Directions>
Leaving out every picture, quote the data below exactly as it appears.
※ ※ ※
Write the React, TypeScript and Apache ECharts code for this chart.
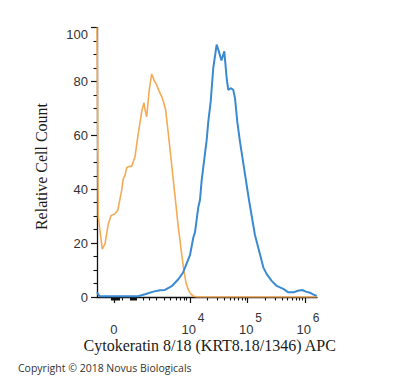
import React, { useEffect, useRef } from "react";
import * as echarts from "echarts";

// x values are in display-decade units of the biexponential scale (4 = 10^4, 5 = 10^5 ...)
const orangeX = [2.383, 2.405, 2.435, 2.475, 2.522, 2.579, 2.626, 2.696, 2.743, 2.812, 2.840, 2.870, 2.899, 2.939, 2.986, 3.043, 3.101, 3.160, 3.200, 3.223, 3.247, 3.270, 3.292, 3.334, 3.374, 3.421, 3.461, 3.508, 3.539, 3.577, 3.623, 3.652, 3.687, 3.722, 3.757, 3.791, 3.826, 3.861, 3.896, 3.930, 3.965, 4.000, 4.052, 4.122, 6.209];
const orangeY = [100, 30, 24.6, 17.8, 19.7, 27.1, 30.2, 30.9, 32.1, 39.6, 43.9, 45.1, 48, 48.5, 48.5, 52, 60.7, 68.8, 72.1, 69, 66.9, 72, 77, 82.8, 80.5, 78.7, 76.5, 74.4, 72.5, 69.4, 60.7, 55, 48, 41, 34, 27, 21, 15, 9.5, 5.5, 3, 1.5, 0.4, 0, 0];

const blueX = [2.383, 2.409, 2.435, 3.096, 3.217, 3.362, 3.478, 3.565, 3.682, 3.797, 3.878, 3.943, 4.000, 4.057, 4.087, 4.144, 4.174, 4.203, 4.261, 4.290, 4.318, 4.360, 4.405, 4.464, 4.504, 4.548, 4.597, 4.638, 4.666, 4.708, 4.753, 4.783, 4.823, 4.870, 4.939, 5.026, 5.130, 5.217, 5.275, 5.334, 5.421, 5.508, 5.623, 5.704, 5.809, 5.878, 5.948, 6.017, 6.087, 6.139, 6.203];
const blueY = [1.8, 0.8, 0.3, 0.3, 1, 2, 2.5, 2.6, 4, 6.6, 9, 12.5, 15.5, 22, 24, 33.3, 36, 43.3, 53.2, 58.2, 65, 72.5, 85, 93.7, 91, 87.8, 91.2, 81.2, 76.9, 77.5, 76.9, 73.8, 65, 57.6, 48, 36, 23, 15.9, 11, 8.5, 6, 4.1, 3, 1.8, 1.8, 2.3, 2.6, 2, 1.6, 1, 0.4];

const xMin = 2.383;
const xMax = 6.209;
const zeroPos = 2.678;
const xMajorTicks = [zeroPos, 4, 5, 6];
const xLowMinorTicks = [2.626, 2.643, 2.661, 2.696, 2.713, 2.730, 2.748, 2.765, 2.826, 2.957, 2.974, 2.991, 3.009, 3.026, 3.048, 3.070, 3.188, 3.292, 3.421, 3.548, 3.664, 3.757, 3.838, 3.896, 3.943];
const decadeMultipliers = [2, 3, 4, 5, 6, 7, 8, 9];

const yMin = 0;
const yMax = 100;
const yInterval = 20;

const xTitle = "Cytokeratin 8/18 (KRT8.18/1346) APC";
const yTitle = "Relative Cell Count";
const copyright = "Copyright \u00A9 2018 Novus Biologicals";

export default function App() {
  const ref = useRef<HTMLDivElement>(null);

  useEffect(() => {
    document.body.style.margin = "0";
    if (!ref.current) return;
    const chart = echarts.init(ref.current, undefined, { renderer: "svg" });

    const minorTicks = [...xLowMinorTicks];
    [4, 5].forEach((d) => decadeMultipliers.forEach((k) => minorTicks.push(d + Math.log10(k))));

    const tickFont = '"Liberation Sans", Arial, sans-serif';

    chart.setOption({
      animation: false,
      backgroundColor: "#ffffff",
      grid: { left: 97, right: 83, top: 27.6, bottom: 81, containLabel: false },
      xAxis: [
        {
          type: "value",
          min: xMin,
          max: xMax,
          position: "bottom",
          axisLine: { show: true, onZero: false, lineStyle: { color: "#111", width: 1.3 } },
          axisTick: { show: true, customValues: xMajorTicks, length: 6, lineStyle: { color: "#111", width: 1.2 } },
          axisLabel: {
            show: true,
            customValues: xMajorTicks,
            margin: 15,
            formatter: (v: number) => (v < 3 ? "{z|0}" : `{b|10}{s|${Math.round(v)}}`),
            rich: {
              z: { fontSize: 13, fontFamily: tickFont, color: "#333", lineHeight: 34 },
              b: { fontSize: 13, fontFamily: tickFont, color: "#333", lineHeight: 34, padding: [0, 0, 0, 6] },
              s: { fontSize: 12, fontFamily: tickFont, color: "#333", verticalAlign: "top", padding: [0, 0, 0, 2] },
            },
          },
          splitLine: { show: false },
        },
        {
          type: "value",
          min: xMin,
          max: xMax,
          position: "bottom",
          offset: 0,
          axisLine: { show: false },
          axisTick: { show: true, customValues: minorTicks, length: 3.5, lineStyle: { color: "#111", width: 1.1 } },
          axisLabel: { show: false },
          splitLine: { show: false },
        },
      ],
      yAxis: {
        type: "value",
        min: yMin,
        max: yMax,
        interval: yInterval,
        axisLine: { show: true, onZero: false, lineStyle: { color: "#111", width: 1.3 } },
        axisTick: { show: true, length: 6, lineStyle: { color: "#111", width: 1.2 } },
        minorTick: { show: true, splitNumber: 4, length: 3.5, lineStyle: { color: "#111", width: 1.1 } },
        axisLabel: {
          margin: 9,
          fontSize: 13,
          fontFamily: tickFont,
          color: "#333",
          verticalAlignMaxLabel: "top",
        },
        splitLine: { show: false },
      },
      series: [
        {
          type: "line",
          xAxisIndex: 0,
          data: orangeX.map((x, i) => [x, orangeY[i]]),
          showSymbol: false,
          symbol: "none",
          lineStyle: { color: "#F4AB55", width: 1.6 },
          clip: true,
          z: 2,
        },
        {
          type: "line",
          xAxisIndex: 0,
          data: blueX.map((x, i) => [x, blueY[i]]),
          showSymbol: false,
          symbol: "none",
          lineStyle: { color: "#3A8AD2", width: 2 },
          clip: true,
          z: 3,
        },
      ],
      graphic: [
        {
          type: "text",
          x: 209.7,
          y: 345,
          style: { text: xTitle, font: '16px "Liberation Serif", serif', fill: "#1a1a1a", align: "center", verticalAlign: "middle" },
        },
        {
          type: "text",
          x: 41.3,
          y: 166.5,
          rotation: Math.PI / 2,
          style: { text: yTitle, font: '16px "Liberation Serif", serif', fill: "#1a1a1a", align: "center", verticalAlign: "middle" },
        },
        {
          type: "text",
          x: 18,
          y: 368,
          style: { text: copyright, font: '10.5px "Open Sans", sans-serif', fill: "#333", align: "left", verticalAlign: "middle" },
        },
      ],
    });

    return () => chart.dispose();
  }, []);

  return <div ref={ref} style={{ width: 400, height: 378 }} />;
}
※ ※ ※
Answer to this exercise>
Write the React, TypeScript and Apache ECharts code for this chart.
import React, { useEffect, useRef } from "react";
import * as echarts from "echarts";

// x values are in display-decade units of the biexponential scale (4 = 10^4, 5 = 10^5 ...)
const orangeX = [2.383, 2.405, 2.435, 2.475, 2.522, 2.579, 2.626, 2.696, 2.743, 2.812, 2.840, 2.870, 2.899, 2.939, 2.986, 3.043, 3.101, 3.160, 3.200, 3.223, 3.247, 3.270, 3.292, 3.334, 3.374, 3.421, 3.461, 3.508, 3.539, 3.577, 3.623, 3.652, 3.687, 3.722, 3.757, 3.791, 3.826, 3.861, 3.896, 3.930, 3.965, 4.000, 4.052, 4.122, 6.209];
const orangeY = [100, 30, 24.6, 17.8, 19.7, 27.1, 30.2, 30.9, 32.1, 39.6, 43.9, 45.1, 48, 48.5, 48.5, 52, 60.7, 68.8, 72.1, 69, 66.9, 72, 77, 82.8, 80.5, 78.7, 76.5, 74.4, 72.5, 69.4, 60.7, 55, 48, 41, 34, 27, 21, 15, 9.5, 5.5, 3, 1.5, 0.4, 0, 0];

const blueX = [2.383, 2.409, 2.435, 3.096, 3.217, 3.362, 3.478, 3.565, 3.682, 3.797, 3.878, 3.943, 4.000, 4.057, 4.087, 4.144, 4.174, 4.203, 4.261, 4.290, 4.318, 4.360, 4.405, 4.464, 4.504, 4.548, 4.597, 4.638, 4.666, 4.708, 4.753, 4.783, 4.823, 4.870, 4.939, 5.026, 5.130, 5.217, 5.275, 5.334, 5.421, 5.508, 5.623, 5.704, 5.809, 5.878, 5.948, 6.017, 6.087, 6.139, 6.203];
const blueY = [1.8, 0.8, 0.3, 0.3, 1, 2, 2.5, 2.6, 4, 6.6, 9, 12.5, 15.5, 22, 24, 33.3, 36, 43.3, 53.2, 58.2, 65, 72.5, 85, 93.7, 91, 87.8, 91.2, 81.2, 76.9, 77.5, 76.9, 73.8, 65, 57.6, 48, 36, 23, 15.9, 11, 8.5, 6, 4.1, 3, 1.8, 1.8, 2.3, 2.6, 2, 1.6, 1, 0.4];

const xMin = 2.383;
const xMax = 6.209;
const zeroPos = 2.678;
const xMajorTicks = [zeroPos, 4, 5, 6];
const xLowMinorTicks = [2.626, 2.643, 2.661, 2.696, 2.713, 2.730, 2.748, 2.765, 2.826, 2.957, 2.974, 2.991, 3.009, 3.026, 3.048, 3.070, 3.188, 3.292, 3.421, 3.548, 3.664, 3.757, 3.838, 3.896, 3.943];
const decadeMultipliers = [2, 3, 4, 5, 6, 7, 8, 9];

const yMin = 0;
const yMax = 100;
const yInterval = 20;

const xTitle = "Cytokeratin 8/18 (KRT8.18/1346) APC";
const yTitle = "Relative Cell Count";
const copyright = "Copyright \u00A9 2018 Novus Biologicals";

export default function App() {
  const ref = useRef<HTMLDivElement>(null);

  useEffect(() => {
    document.body.style.margin = "0";
    if (!ref.current) return;
    const chart = echarts.init(ref.current, undefined, { renderer: "svg" });

    const minorTicks = [...xLowMinorTicks];
    [4, 5].forEach((d) => decadeMultipliers.forEach((k) => minorTicks.push(d + Math.log10(k))));

    const tickFont = '"Liberation Sans", Arial, sans-serif';

    chart.setOption({
      animation: false,
      backgroundColor: "#ffffff",
      grid: { left: 97, right: 83, top: 27.6, bottom: 81, containLabel: false },
      xAxis: [
        {
          type: "value",
          min: xMin,
          max: xMax,
          position: "bottom",
          axisLine: { show: true, onZero: false, lineStyle: { color: "#111", width: 1.3 } },
          axisTick: { show: true, customValues: xMajorTicks, length: 6, lineStyle: { color: "#111", width: 1.2 } },
          axisLabel: {
            show: true,
            customValues: xMajorTicks,
            margin: 15,
            formatter: (v: number) => (v < 3 ? "{z|0}" : `{b|10}{s|${Math.round(v)}}`),
            rich: {
              z: { fontSize: 13, fontFamily: tickFont, color: "#333", lineHeight: 34 },
              b: { fontSize: 13, fontFamily: tickFont, color: "#333", lineHeight: 34, padding: [0, 0, 0, 6] },
              s: { fontSize: 12, fontFamily: tickFont, color: "#333", verticalAlign: "top", padding: [0, 0, 0, 2] },
            },
          },
          splitLine: { show: false },
        },
        {
          type: "value",
          min: xMin,
          max: xMax,
          position: "bottom",
          offset: 0,
          axisLine: { show: false },
          axisTick: { show: true, customValues: minorTicks, length: 3.5, lineStyle: { color: "#111", width: 1.1 } },
          axisLabel: { show: false },
          splitLine: { show: false },
        },
      ],
      yAxis: {
        type: "value",
        min: yMin,
        max: yMax,
        interval: yInterval,
        axisLine: { show: true, onZero: false, lineStyle: { color: "#111", width: 1.3 } },
        axisTick: { show: true, length: 6, lineStyle: { color: "#111", width: 1.2 } },
        minorTick: { show: true, splitNumber: 4, length: 3.5, lineStyle: { color: "#111", width: 1.1 } },
        axisLabel: {
          margin: 9,
          fontSize: 13,
          fontFamily: tickFont,
          color: "#333",
          verticalAlignMaxLabel: "top",
        },
        splitLine: { show: false },
      },
      series: [
        {
          type: "line",
          xAxisIndex: 0,
          data: orangeX.map((x, i) => [x, orangeY[i]]),
          showSymbol: false,
          symbol: "none",
          lineStyle: { color: "#F4AB55", width: 1.6 },
          clip: true,
          z: 2,
        },
        {
          type: "line",
          xAxisIndex: 0,
          data: blueX.map((x, i) => [x, blueY[i]]),
          showSymbol: false,
          symbol: "none",
          lineStyle: { color: "#3A8AD2", width: 2 },
          clip: true,
          z: 3,
        },
      ],
      graphic: [
        {
          type: "text",
          x: 209.7,
          y: 345,
          style: { text: xTitle, font: '16px "Liberation Serif", serif', fill: "#1a1a1a", align: "center", verticalAlign: "middle" },
        },
        {
          type: "text",
          x: 41.3,
          y: 166.5,
          rotation: Math.PI / 2,
          style: { text: yTitle, font: '16px "Liberation Serif", serif', fill: "#1a1a1a", align: "center", verticalAlign: "middle" },
        },
        {
          type: "text",
          x: 18,
          y: 368,
          style: { text: copyright, font: '10.5px "Open Sans", sans-serif', fill: "#333", align: "left", verticalAlign: "middle" },
        },
      ],
    });

    return () => chart.dispose();
  }, []);

  return <div ref={ref} style={{ width: 400, height: 378 }} />;
}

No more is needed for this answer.